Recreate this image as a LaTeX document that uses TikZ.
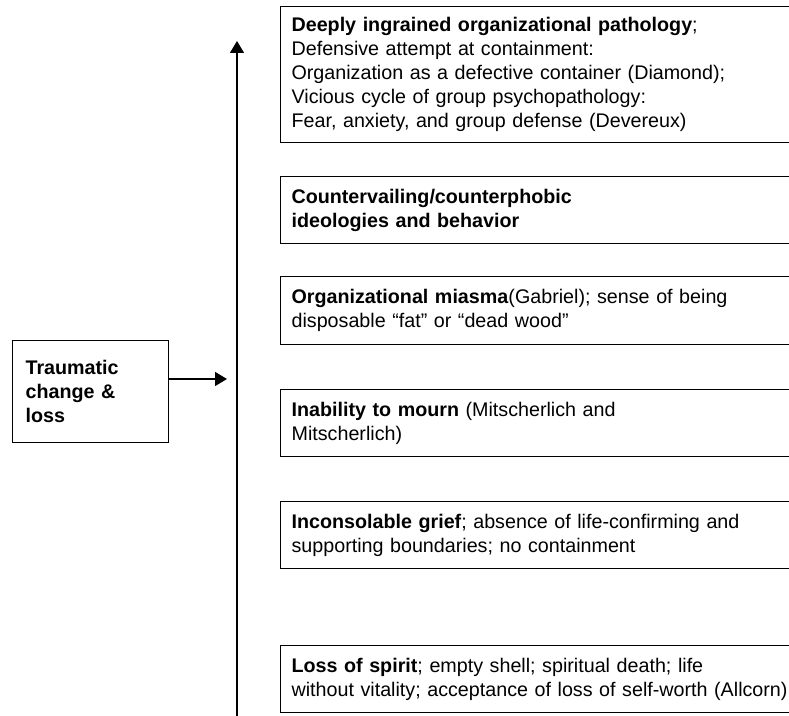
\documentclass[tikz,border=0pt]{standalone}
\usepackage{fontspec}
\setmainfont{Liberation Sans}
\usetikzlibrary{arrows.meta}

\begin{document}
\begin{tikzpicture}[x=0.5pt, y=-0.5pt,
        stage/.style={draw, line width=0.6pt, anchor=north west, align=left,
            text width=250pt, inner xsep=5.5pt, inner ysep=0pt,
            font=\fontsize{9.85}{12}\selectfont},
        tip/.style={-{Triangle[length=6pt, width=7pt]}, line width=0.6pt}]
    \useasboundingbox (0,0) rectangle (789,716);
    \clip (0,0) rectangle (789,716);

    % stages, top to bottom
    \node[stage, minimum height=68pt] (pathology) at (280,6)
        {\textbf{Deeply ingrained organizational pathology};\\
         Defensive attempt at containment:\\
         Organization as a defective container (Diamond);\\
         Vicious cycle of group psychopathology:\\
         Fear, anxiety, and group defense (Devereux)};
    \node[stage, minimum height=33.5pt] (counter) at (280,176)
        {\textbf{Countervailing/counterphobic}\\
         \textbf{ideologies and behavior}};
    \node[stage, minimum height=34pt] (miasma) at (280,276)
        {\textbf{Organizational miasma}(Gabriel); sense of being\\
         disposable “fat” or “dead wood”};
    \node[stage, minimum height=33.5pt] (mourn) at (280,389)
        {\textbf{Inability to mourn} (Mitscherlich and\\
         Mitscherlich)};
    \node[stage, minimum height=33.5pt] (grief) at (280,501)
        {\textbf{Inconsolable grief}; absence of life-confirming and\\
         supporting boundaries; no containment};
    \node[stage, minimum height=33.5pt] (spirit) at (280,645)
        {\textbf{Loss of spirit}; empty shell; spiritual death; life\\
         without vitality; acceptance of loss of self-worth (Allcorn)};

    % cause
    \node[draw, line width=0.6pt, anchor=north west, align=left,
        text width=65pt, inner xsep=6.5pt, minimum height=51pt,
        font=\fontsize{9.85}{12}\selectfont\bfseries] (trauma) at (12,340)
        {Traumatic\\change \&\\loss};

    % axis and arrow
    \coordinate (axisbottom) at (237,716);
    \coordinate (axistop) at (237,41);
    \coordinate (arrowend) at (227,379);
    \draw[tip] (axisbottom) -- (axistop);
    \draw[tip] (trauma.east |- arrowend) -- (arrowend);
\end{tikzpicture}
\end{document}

# Exercise instructions
Transcribe the material as is, with images omitted.

# Answer for this exercise
Recreate this image as a LaTeX document that uses TikZ.
\documentclass[tikz,border=0pt]{standalone}
\usepackage{fontspec}
\setmainfont{Liberation Sans}
\usetikzlibrary{arrows.meta}

\begin{document}
\begin{tikzpicture}[x=0.5pt, y=-0.5pt,
        stage/.style={draw, line width=0.6pt, anchor=north west, align=left,
            text width=250pt, inner xsep=5.5pt, inner ysep=0pt,
            font=\fontsize{9.85}{12}\selectfont},
        tip/.style={-{Triangle[length=6pt, width=7pt]}, line width=0.6pt}]
    \useasboundingbox (0,0) rectangle (789,716);
    \clip (0,0) rectangle (789,716);

    % stages, top to bottom
    \node[stage, minimum height=68pt] (pathology) at (280,6)
        {\textbf{Deeply ingrained organizational pathology};\\
         Defensive attempt at containment:\\
         Organization as a defective container (Diamond);\\
         Vicious cycle of group psychopathology:\\
         Fear, anxiety, and group defense (Devereux)};
    \node[stage, minimum height=33.5pt] (counter) at (280,176)
        {\textbf{Countervailing/counterphobic}\\
         \textbf{ideologies and behavior}};
    \node[stage, minimum height=34pt] (miasma) at (280,276)
        {\textbf{Organizational miasma}(Gabriel); sense of being\\
         disposable “fat” or “dead wood”};
    \node[stage, minimum height=33.5pt] (mourn) at (280,389)
        {\textbf{Inability to mourn} (Mitscherlich and\\
         Mitscherlich)};
    \node[stage, minimum height=33.5pt] (grief) at (280,501)
        {\textbf{Inconsolable grief}; absence of life-confirming and\\
         supporting boundaries; no containment};
    \node[stage, minimum height=33.5pt] (spirit) at (280,645)
        {\textbf{Loss of spirit}; empty shell; spiritual death; life\\
         without vitality; acceptance of loss of self-worth (Allcorn)};

    % cause
    \node[draw, line width=0.6pt, anchor=north west, align=left,
        text width=65pt, inner xsep=6.5pt, minimum height=51pt,
        font=\fontsize{9.85}{12}\selectfont\bfseries] (trauma) at (12,340)
        {Traumatic\\change \&\\loss};

    % axis and arrow
    \coordinate (axisbottom) at (237,716);
    \coordinate (axistop) at (237,41);
    \coordinate (arrowend) at (227,379);
    \draw[tip] (axisbottom) -- (axistop);
    \draw[tip] (trauma.east |- arrowend) -- (arrowend);
\end{tikzpicture}
\end{document}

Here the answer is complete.